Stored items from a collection
·····

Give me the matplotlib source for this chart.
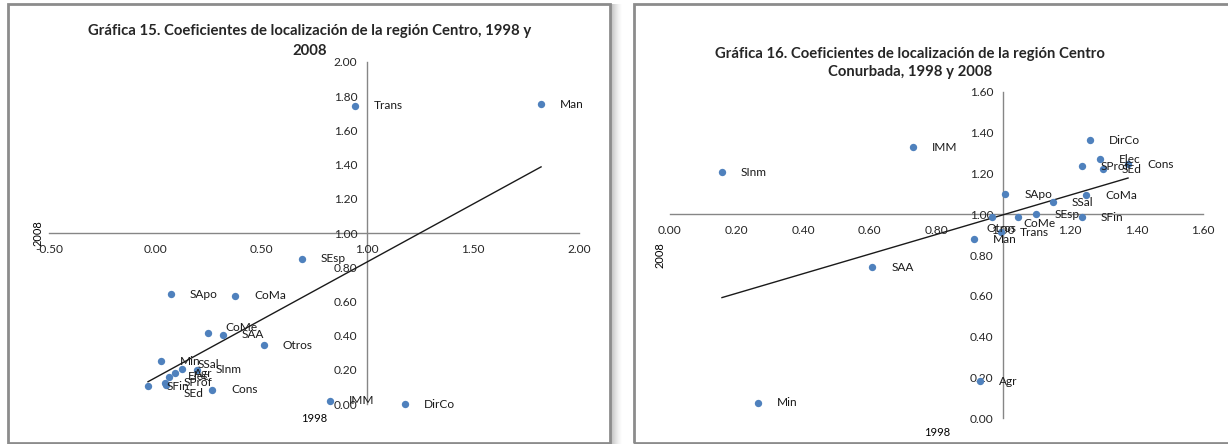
import numpy as np
import matplotlib
matplotlib.use("Agg")
import matplotlib.pyplot as plt
from matplotlib.patches import Rectangle

plt.rcParams['font.family'] = ['Lato', 'DejaVu Sans']

# Gráfica 15 - región Centro (x = 1998, y = 2008)
labels15 = ['Trans', 'Man', 'SEsp', 'SApo', 'CoMa', 'CoMe', 'SAA', 'Otros', 'Min', 'SSal',
            'Agr', 'SInm', 'Elec', 'SProf', 'SEd', 'SFin', 'Cons', 'IMM', 'DirCo']
x15 = [0.943, 1.821, 0.693, 0.075, 0.377, 0.250, 0.321, 0.514, 0.028, 0.127,
       0.094, 0.198, 0.066, 0.047, 0.052, -0.033, 0.269, 0.825, 1.179]
y15 = [1.743, 1.754, 0.848, 0.643, 0.632, 0.415, 0.404, 0.345, 0.251, 0.205,
       0.181, 0.199, 0.158, 0.123, 0.111, 0.105, 0.082, 0.018, 0.000]
xticks15 = [-0.5, 0.0, 0.5, 1.0, 1.5, 2.0]
yticks15 = [0.0, 0.2, 0.4, 0.6, 0.8, 1.0, 1.2, 1.4, 1.6, 1.8, 2.0]

# Gráfica 16 - región Centro Conurbada
labels16 = ['SInm', 'IMM', 'DirCo', 'Elec', 'SProf', 'SEd', 'Cons', 'CoMa', 'SSal', 'SApo',
            'SEsp', 'SFin', 'CoMe', 'Otros', 'Trans', 'Man', 'SAA', 'Agr', 'Min']
x16 = [0.156, 0.730, 1.261, 1.291, 1.237, 1.300, 1.375, 1.249, 1.150, 1.006,
       1.099, 1.237, 1.045, 0.967, 0.994, 0.913, 0.607, 0.931, 0.264]
y16 = [1.206, 1.328, 1.363, 1.270, 1.235, 1.221, 1.245, 1.093, 1.059, 1.098,
       1.000, 0.985, 0.985, 0.985, 0.912, 0.877, 0.740, 0.181, 0.074]
xticks16 = [0.0, 0.2, 0.4, 0.6, 0.8, 1.0, 1.2, 1.4, 1.6]
yticks16 = [0.0, 0.2, 0.4, 0.6, 0.8, 1.0, 1.2, 1.4, 1.6]

title15 = 'Gráfica 15. Coeficientes de localización de la región Centro, 1998 y\n2008'
title16 = 'Gráfica 16. Coeficientes de localización de la región Centro\nConurbada, 1998 y 2008'

# label nudges in pixels (dx, dy-down) for a few crowded points
nudge15 = {'SEd': (18, 8), 'SSal': (16, -4), 'CoMe': (17, -6)}
nudge16 = {'Otros': (-6, 11), 'CoMe': (5, 6)}

W, H = 1228, 444
fig = plt.figure(figsize=(W / 100, H / 100), dpi=100)
px = 72 / 100  # points per pixel

# panel frames
border = '#8c8c8c'
for i in range(12):
    fig.patches.append(Rectangle(((610 + i) / W, 0), 1 / W, 440 / H, transform=fig.transFigure,
                                 color='#7f7f7f', alpha=0.55 * (1 - i / 12) ** 1.5, lw=0))
fig.patches.append(Rectangle((8 / W, 1 / H), 602 / W, 439 / H, transform=fig.transFigure,
                             fill=False, edgecolor=border, lw=2))
fig.patches.append(Rectangle((634 / W, 1 / H), 600 / W, 439 / H, transform=fig.transFigure,
                             fill=False, edgecolor=border, lw=2))


def draw(ax, xs, ys, names, xticks, yticks, cross, nudge):
    ax.scatter(xs, ys, s=28, color='#4f81bd', zorder=3, clip_on=False, linewidths=0)
    k, b = np.polyfit(xs, ys, 1)
    xl = np.array([min(xs), max(xs)])
    ax.plot(xl, k * xl + b, color='#1a1a1a', lw=1.0, zorder=2)
    for name, xv, yv in zip(names, xs, ys):
        dx, dy = nudge.get(name, (19, 0))
        ax.annotate(name, (xv, yv), xytext=(dx * px, -dy * px), textcoords='offset points',
                    ha='left', va='center', fontsize=8.6, color='#1a1a1a', zorder=4)
    for s in ['top', 'right']:
        ax.spines[s].set_visible(False)
    ax.spines['left'].set_position(('data', cross))
    ax.spines['bottom'].set_position(('data', 1.0))
    for s in ['left', 'bottom']:
        ax.spines[s].set_color('#868686')
        ax.spines[s].set_linewidth(1.0)
        ax.spines[s].set_zorder(1)
    ax.set_xticks(xticks)
    ax.set_yticks(yticks)
    ax.set_xticklabels(['%.2f' % t for t in xticks])
    ax.set_yticklabels(['%.2f' % t for t in yticks])
    ax.tick_params(axis='both', length=0, labelsize=8.6, labelcolor='#262626')
    ax.tick_params(axis='x', pad=8)
    ax.tick_params(axis='y', pad=7)
    ax.patch.set_alpha(0)


ax1 = fig.add_axes([49 / W, (H - 404) / H, 530 / W, 342 / H])
ax1.set_xlim(-0.5, 2.0)
ax1.set_ylim(0, 2.0)
draw(ax1, x15, y15, labels15, xticks15, yticks15, 1.0, nudge15)

ax2 = fig.add_axes([670 / W, (H - 418) / H, 533 / W, 326 / H])
ax2.set_xlim(0, 1.6)
ax2.set_ylim(0, 1.6)
draw(ax2, x16, y16, labels16, xticks16, yticks16, 1.0, nudge16)

fig.text(310 / W, 1 - 41 / H, title15, ha='center', va='center', fontsize=10.7,
         fontweight='bold', color='#262626', linespacing=1.55)
fig.text(910 / W, 1 - 63 / H, title16, ha='center', va='center', fontsize=10.7,
         fontweight='bold', color='#262626', linespacing=1.45)

fig.text(38 / W, 1 - 233 / H, '2008', rotation=90, ha='center', va='center', fontsize=8)
fig.text(314 / W, 1 - 418 / H, '1998', ha='center', va='center', fontsize=8)
fig.text(660 / W, 1 - 255 / H, '2008', rotation=90, ha='center', va='center', fontsize=8)
fig.text(937 / W, 1 - 432 / H, '1998', ha='center', va='center', fontsize=8)

fig.savefig('out.png', dpi=100)
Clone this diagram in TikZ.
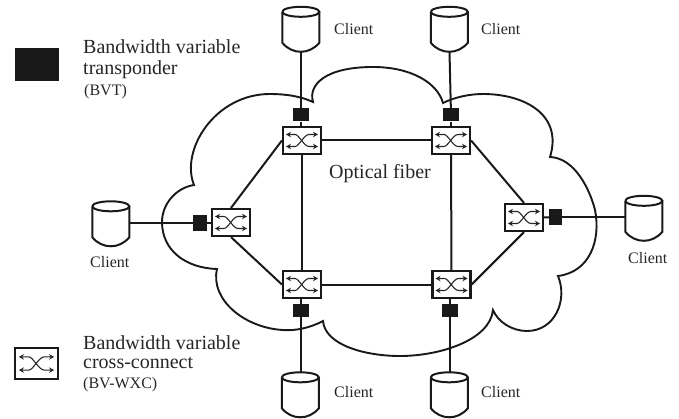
\documentclass[tikz,border=0pt]{standalone}
\usepackage{fontspec}
\setmainfont{Liberation Serif}
\usetikzlibrary{arrows.meta}
\tikzset{
  netline/.style={line width=2pt,black!90},
  cloudline/.style={line width=1.9pt,black!90},
  wxcbox/.style={draw=black!90,fill=white,line width=2.2pt,minimum width=38pt,minimum height=27pt,inner sep=0pt},
  keybox/.style={wxcbox,minimum width=43pt,minimum height=31pt},
  bvtbox/.style={fill=black!90,inner sep=0pt},
  clientbody/.style={inner sep=0pt,minimum width=37pt,minimum height=45pt},
  biglabel/.style={anchor=base west,inner sep=0pt,font=\fontsize{20}{24}\selectfont,black!85},
  smalllabel/.style={anchor=base west,inner sep=0pt,font=\fontsize{16}{19}\selectfont,black!85},
  glyphline/.style={line width=1.1pt,black!85,{Stealth[length=5pt,width=5.5pt]}-{Stealth[length=5pt,width=5.5pt]}}
}
\newcommand{\wxcglyph}[2]{
  \begin{scope}[shift={(#1.center)},scale=#2]
    \draw[glyphline] (-16,-6) -- (-7,-6) .. controls (-3,-6) and (2,6) .. (7,6) -- (16,6);
    \draw[glyphline] (-16,6) -- (-7,6) .. controls (-3,6) and (2,-6) .. (7,-6) -- (16,-6);
  \end{scope}
}
\begin{document}
\begin{tikzpicture}[x=1pt,y=-1pt]
\useasboundingbox (0,0) rectangle (679,419);
%cloud
\draw[cloudline] (194,185) .. controls (180,150) and (215,94) .. (270,94)
  .. controls (285,94) and (300,96) .. (313,102)
  .. controls (308,85) and (325,67) .. (373,67)
  .. controls (410,67) and (437,82) .. (443,103)
  .. controls (455,97) and (470,94) .. (483,94)
  .. controls (525,94) and (563,115) .. (550,157)
  .. controls (575,158) and (590,190) .. (595,210)
  .. controls (601,240) and (590,272) .. (558,276)
  .. controls (568,300) and (555,331) .. (527,331)
  .. controls (512,331) and (498,322) .. (493,310)
  .. controls (490,340) and (440,356) .. (400,356)
  .. controls (365,356) and (325,345) .. (323,321)
  .. controls (310,328) and (295,331) .. (283,330)
  .. controls (245,328) and (210,300) .. (217,269)
  .. controls (185,268) and (162,250) .. (162,222)
  .. controls (162,205) and (175,188) .. (194,185) -- cycle;
%switches
\foreach \n/\x/\y in {swTL/302/140.5,swTR/451/140.5,swL/231/222.5,swR/524/217.5,swBL/302/284.5,swBR/451.5/284.5}{
  \node[wxcbox] (\n) at (\x,\y) {};
}
\node[keybox] (swKey) at (36.5,363.5) {};
%transponders
\foreach \n/\x/\y/\w/\h in {bvtTL/301/115/16/13,bvtTR/451/115/16/13,bvtL/200/223/14/16,bvtR/555.5/217/13/16,bvtBL/301/310.5/16/13,bvtBR/449.5/310.5/16/13,bvtKey/37/64.5/44/33}{
  \node[bvtbox,minimum width=\w pt,minimum height=\h pt] (\n) at (\x,\y) {};
}
%clients
\foreach \n/\x/\y in {cliTL/301/29.5,cliTR/449.5/29.5,cliL/111/224,cliR/644/218.5,cliBL/300.5/395,cliBR/449.5/395}{
  \node[clientbody] (\n) at (\x,\y) {};
  \draw[netline] (\n.north west) ++(0,5) arc(180:-180:18.5 and 5);
  \draw[netline] (\n.north west) ++(0,5) -- ++(0,31) .. controls +(10,12) and +(-10,12) .. ++(37,0) -- ++(0,-31);
}
%fibers
\draw[netline] (swTL) -- (swTR);
\draw[netline] (swBL) -- (swBR);
\draw[netline] (swTL) -- (swBL);
\draw[netline] (swTR) -- (swBR);
\draw[netline] (swL.north) -- (swTL.west);
\draw[netline] (swL.south) -- (swBL.west);
\draw[netline] (swR.north) -- (swTR.east);
\draw[netline] (swR.south) -- (swBR.east);
%client links
\draw[netline] (cliTL.south) -- (bvtTL);
\draw[netline] (cliTR.south) -- (bvtTR);
\draw[netline] (cliL.east |- bvtL) -- (bvtL);
\draw[netline] (cliR.west |- bvtR) -- (bvtR);
\draw[netline] (cliBL.north -| bvtBL) -- (bvtBL);
\draw[netline] (cliBR.north) -- (bvtBR);
\draw[netline] (bvtTL) -- (bvtTL |- swTL.north);
\draw[netline] (bvtTR) -- (swTR.north);
\draw[netline] (bvtL) -- (swL.west |- bvtL);
\draw[netline] (bvtR) -- (swR.east);
\draw[netline] (bvtBL) -- (bvtBL |- swBL.south);
\draw[netline] (bvtBR) -- (bvtBR |- swBR.south);
%redraw so the lines stay behind
\foreach \n in {swTL,swTR,swL,swR,swBL,swBR}{
  \node[wxcbox] at (\n) {};
  \wxcglyph{\n}{1}
}
\node[keybox] at (swKey) {};
\wxcglyph{swKey}{1.1}
%Text
\node[smalllabel] (txtTL) at (334,35) {Client};
\node[smalllabel] (txtTR) at (481,35) {Client};
\node[smalllabel] (txtL) at (90,268) {Client};
\node[smalllabel] (txtR) at (628,264) {Client};
\node[smalllabel] (txtBL) at (334,397) {Client};
\node[smalllabel] (txtBR) at (481,397) {Client};
\node[biglabel] (txtFiber) at (329,179) {Optical fiber};
\node[biglabel] (txtBvtA) at (83,54) {Bandwidth variable};
\node[biglabel] (txtBvtB) at (83,75) {transponder};
\node[smalllabel] (txtBvtC) at (84,96) {(BVT)};
\node[biglabel] (txtWxcA) at (83,349) {Bandwidth variable};
\node[biglabel] (txtWxcB) at (83,368) {cross-connect};
\node[smalllabel] (txtWxcC) at (83,388) {(BV-WXC)};
\end{tikzpicture}
\end{document}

·····

__What you need to do__:
Repeat exactly and only the lines from the start of the data above through the line that holds "1.6, 1.8, 2.0]", inclusive. Pictures do not belong in the copy.

__Response to this task__:
Give me the matplotlib source for this chart.
import numpy as np
import matplotlib
matplotlib.use("Agg")
import matplotlib.pyplot as plt
from matplotlib.patches import Rectangle

plt.rcParams['font.family'] = ['Lato', 'DejaVu Sans']

# Gráfica 15 - región Centro (x = 1998, y = 2008)
labels15 = ['Trans', 'Man', 'SEsp', 'SApo', 'CoMa', 'CoMe', 'SAA', 'Otros', 'Min', 'SSal',
            'Agr', 'SInm', 'Elec', 'SProf', 'SEd', 'SFin', 'Cons', 'IMM', 'DirCo']
x15 = [0.943, 1.821, 0.693, 0.075, 0.377, 0.250, 0.321, 0.514, 0.028, 0.127,
       0.094, 0.198, 0.066, 0.047, 0.052, -0.033, 0.269, 0.825, 1.179]
y15 = [1.743, 1.754, 0.848, 0.643, 0.632, 0.415, 0.404, 0.345, 0.251, 0.205,
       0.181, 0.199, 0.158, 0.123, 0.111, 0.105, 0.082, 0.018, 0.000]
xticks15 = [-0.5, 0.0, 0.5, 1.0, 1.5, 2.0]
yticks15 = [0.0, 0.2, 0.4, 0.6, 0.8, 1.0, 1.2, 1.4, 1.6, 1.8, 2.0]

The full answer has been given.